Fue Elvira la que se empeñó en contratar a
una niñera cuando adoptamos a las gemelas chinas, alegando que tenía en el
banco la oportunidad de que la ascendieran a directora de sucursal y no quería
ni por lo más remoto que las posibles enfermedades o indisposiciones mañaneras
de las niñas la obligasen a faltar al trabajo y frustrasen sus aspiraciones
profesionales. Yo no estaba muy de acuerdo con meter en casa a alguien ajeno a
la familia, y menos para una cosa tan importante como el cuidado y la educación
de nuestras hijas; pero, como siempre, fue imposible sacarla de sus trece.

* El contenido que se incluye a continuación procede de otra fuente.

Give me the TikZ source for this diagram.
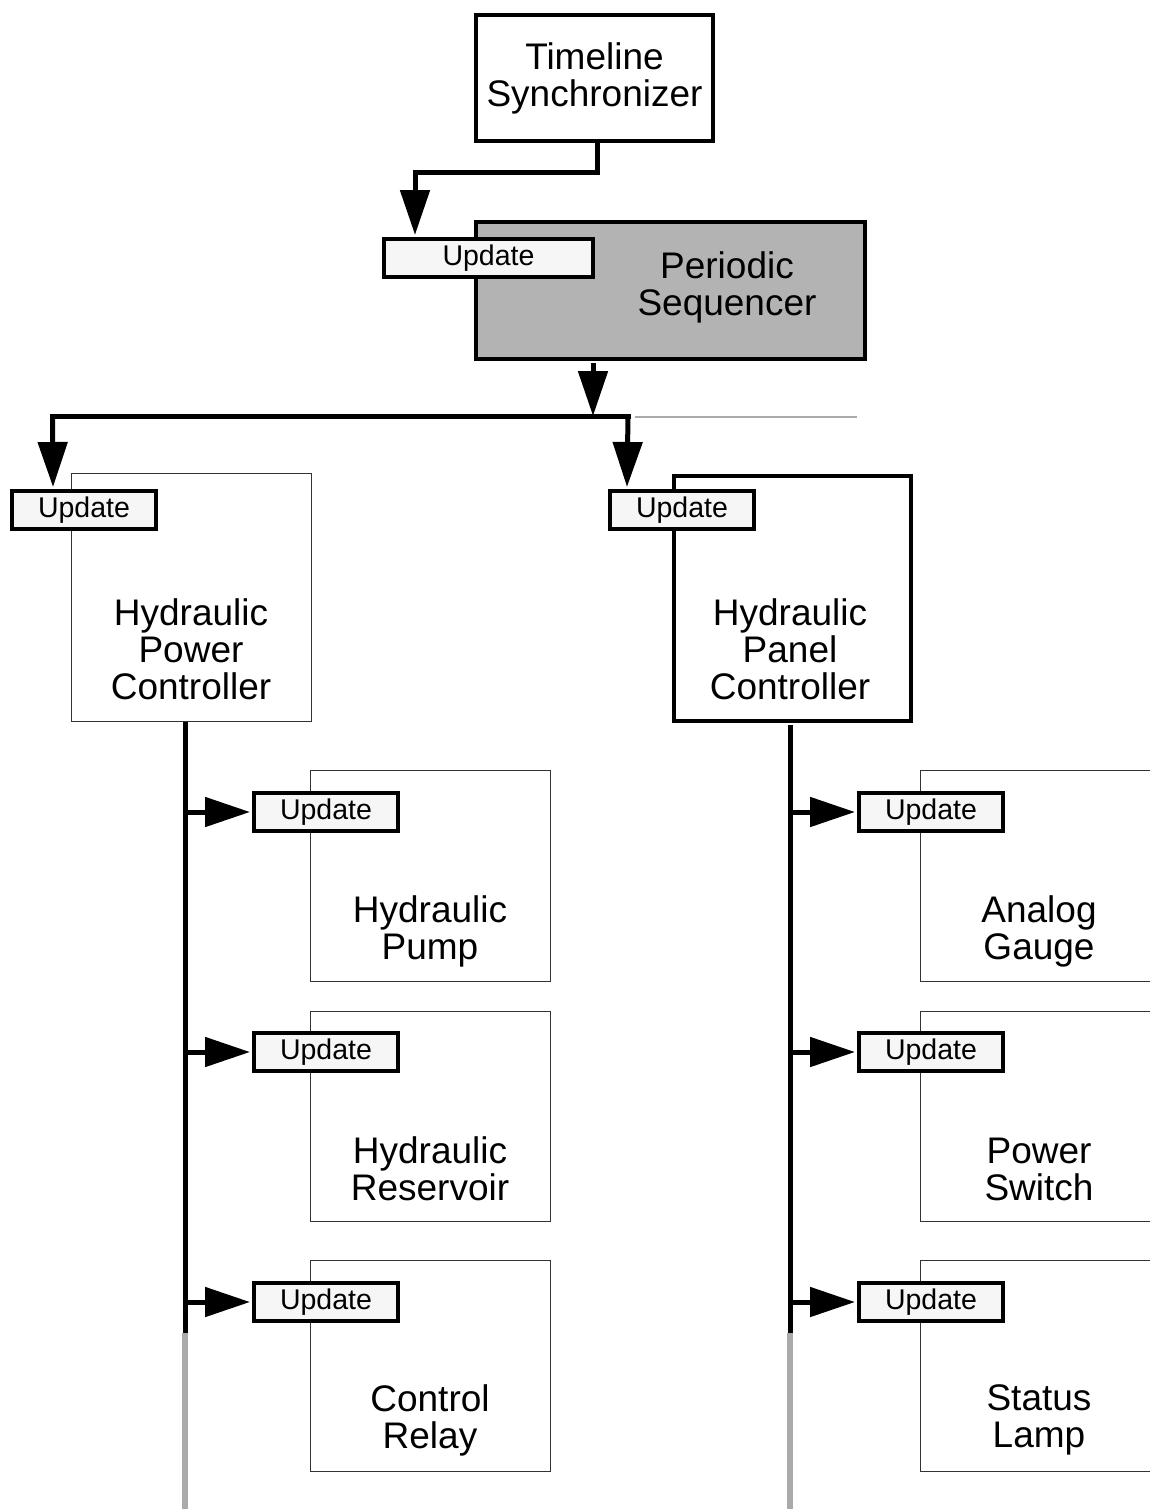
\documentclass[tikz,border=0pt]{standalone}
\usepackage{fontspec}
\setmainfont{Liberation Sans}
\usetikzlibrary{arrows.meta}
\definecolor{seqgray}{HTML}{B3B3B3}
\definecolor{updfill}{HTML}{F6F6F6}
\definecolor{busgray}{HTML}{AAAAAA}
\definecolor{thinline}{HTML}{333333}
\begin{document}
\begin{tikzpicture}[x=1pt,y=-1pt,
  big/.style={font=\fontsize{37}{37}\selectfont, align=center, inner sep=0pt},
  thickbox/.style={draw, line width=4pt, inner sep=0pt, anchor=north west},
  thinbox/.style={draw=thinline, line width=1.2pt, inner sep=0pt, anchor=north west, fill=white},
  updbox/.style={draw, line width=4pt, fill=updfill, inner sep=0pt, anchor=north west, minimum width=144pt, minimum height=38pt, font=\fontsize{28.5}{30}\selectfont},
  conn/.style={line width=5pt},
  arr/.style={line width=5pt, -{Triangle[length=45pt,width=29pt]}},
  tailline/.style={line width=6pt, draw=busgray}
]
\useasboundingbox (0,0) rectangle (1150,1509);
\clip (0,0) rectangle (1150,1509);
\fill[white] (0,0) rectangle (1150,1509);

% top boxes
\node[thickbox, minimum width=237pt, minimum height=126pt, big] (ts) at (474,13) {Timeline\\Synchronizer};
\node[thickbox, fill=seqgray, minimum width=389pt, minimum height=137pt] (ps) at (474,220) {};
\node[big] (psl) at (727,287) {Periodic\\Sequencer};
\node[updbox, minimum width=209pt] (u0) at (382,237) {Update};

% controllers
\node[thinbox, minimum width=240pt, minimum height=248pt] (hpc) at (70.5,472.5) {};
\node[big] (hpcl) at (191,649.5) {Hydraulic\\Power\\Controller};
\node[updbox] (u1) at (10,489) {Update};

\node[thickbox, fill=white, minimum width=237pt, minimum height=245pt] (hpn) at (672,474) {};
\node[big] (hpnl) at (790,649.5) {Hydraulic\\Panel\\Controller};
\node[updbox] (u2) at (608,489) {Update};

% left children
\node[thinbox, minimum width=240pt, minimum height=211pt] (c1) at (309.5,769.5) {};
\node[big] (c1l) at (430,931.5) {Hydraulic\\Pump};
\node[updbox] (u3) at (252,791) {Update};

\node[thinbox, minimum width=240pt, minimum height=210pt] (c2) at (309.5,1010.5) {};
\node[big] (c2l) at (430,1168.5) {Hydraulic\\Reservoir};
\node[updbox] (u4) at (252,1031) {Update};

\node[thinbox, minimum width=240pt, minimum height=211pt] (c3) at (309.5,1259.5) {};
\node[big] (c3l) at (430,1420) {Control\\Relay};
\node[updbox] (u5) at (252,1281) {Update};

% right children
\node[thinbox, minimum width=260pt, minimum height=211pt] (d1) at (919.5,769.5) {};
\node[big] (d1l) at (1039,931) {Analog\\Gauge};
\node[updbox] (u6) at (857,791) {Update};

\node[thinbox, minimum width=260pt, minimum height=210pt] (d2) at (919.5,1010.5) {};
\node[big] (d2l) at (1039,1169) {Power\\Switch};
\node[updbox] (u7) at (857,1031) {Update};

\node[thinbox, minimum width=260pt, minimum height=211pt] (d3) at (919.5,1259.5) {};
\node[big] (d3l) at (1039,1420) {Status\\Lamp};
\node[updbox] (u8) at (857,1281) {Update};

% connectors
\draw[arr] ([xshift=3pt]ts.south) |- ([xshift=33pt,yshift=65pt]u0.north west) -- ([xshift=33pt,yshift=2pt]u0.north west);

\coordinate (busL) at (52.5,416);
\coordinate (busR) at (628,416);
\draw[conn, line cap=rect] (busL) -- (busR);
\draw[busgray, line width=1.5pt] (635,417) -- (857,417);
\draw[arr] ([xshift=119pt,yshift=-2pt]ps.south west) -- ([xshift=119pt]ps.south west |- busL);
\draw[arr] (busL) -- ([xshift=43pt,yshift=2pt]u1.north west);
\draw[arr] (busR) -- ([xshift=19pt,yshift=2pt]u2.north west);

% left vertical bus
\coordinate (lt) at (185,1333);
\coordinate (lb) at (185,1512);
\draw[conn] (hpc.south -| lt) -- (lt);
\draw[tailline] (lt) -- (lb);
\draw[arr] (u3.west -| lt) -- ([xshift=-2pt]u3.west);
\draw[arr] (u4.west -| lt) -- ([xshift=-2pt]u4.west);
\draw[arr] (u5.west -| lt) -- ([xshift=-2pt]u5.west);

% right vertical bus
\coordinate (rt) at (790,1333);
\coordinate (rb) at (790,1512);
\draw[conn] ([yshift=-2pt]hpn.south -| rt) -- (rt);
\draw[tailline] (rt) -- (rb);
\draw[arr] (u6.west -| rt) -- ([xshift=-2pt]u6.west);
\draw[arr] (u7.west -| rt) -- ([xshift=-2pt]u7.west);
\draw[arr] (u8.west -| rt) -- ([xshift=-2pt]u8.west);
\end{tikzpicture}
\end{document}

“Pues búscala tú”, la dije. Y buscó una polaca jovencita y muy cariñosa que
desde el primer momento se dio mucha maña con las niñas y las niñas enseguida
la adoraron y en cuanto sonaba el timbre
de la puerta porque venía Ewa dejaban lo que estuvieran haciendo y salían
corriendo a recibirla con los brazos abiertos y ella se agachaba a abrazarlas a
las dos a la vez y se las comía a besos diciendo “Mis chinitas, mis chinitas” y
se veía a las claras que sentía verdadero cariño por ellas y no la suponía
ningún esfuerzo atenderlas y cuidarlas y asearlas y jugar con ellas.

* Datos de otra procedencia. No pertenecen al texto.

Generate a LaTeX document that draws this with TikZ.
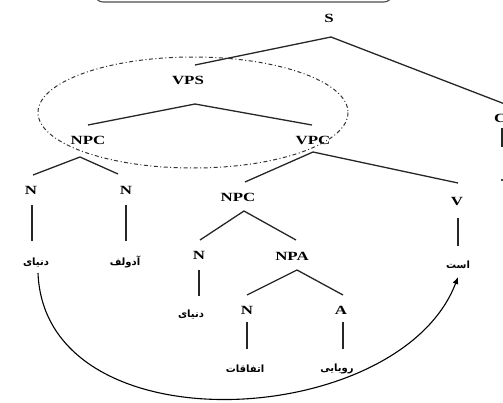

A mi mujer la ascendieron, y no a directora
de sucursal, como esperaba, sino de distrito y empezó a codearse con otro tipo
de gente y ya no la gustaba el barrio y quería que nos mudásemos a otro más
exclusivo y creo que yo la parecía ya poco para ella y empezó como a
despreciarme porque ganaba mucho menos y nos fuimos distanciando y al final me
enteré de que tenía un lío con un jefazo y discutimos y dijo que se marchaba y
que me quedase con todo, niñas incluidas, que total, eran adoptadas y las
habíamos adoptado en realidad porque yo me empeñé, que a ella la daba igual no
tener hijos y, de hecho, el problema no era que no pudiéramos tenerlos, sino
que ella no quería pasar por las fases del embarazo y la lactancia para no
estropearse físicamente y para no abortar sus expectativas profesionales, y por
eso habíamos recurrido a la adopción.
En fin, que me vi solo, abandonado,
traicionado y con dos niñas pequeñas de las que hacerme cargo y se me vino el
mundo encima. Pasé una temporada hecho polvo, con el alma perdida en un
purgatorio de divagaciones mortificantes. Hasta que una mañana, según entraba
Ewa por la puerta y abrazaba como siempre a las niñas con su alegría instintiva
y natural, se me encendió la luz y la espeté sin tenerlo premeditado: “Oye,
Ewa: ¿a ti te gustaría subir de categoría en esta casa?”
Me miró inteligente, comprensiva, emocionada
y, sin dejar de sonreír, rompió a llorar.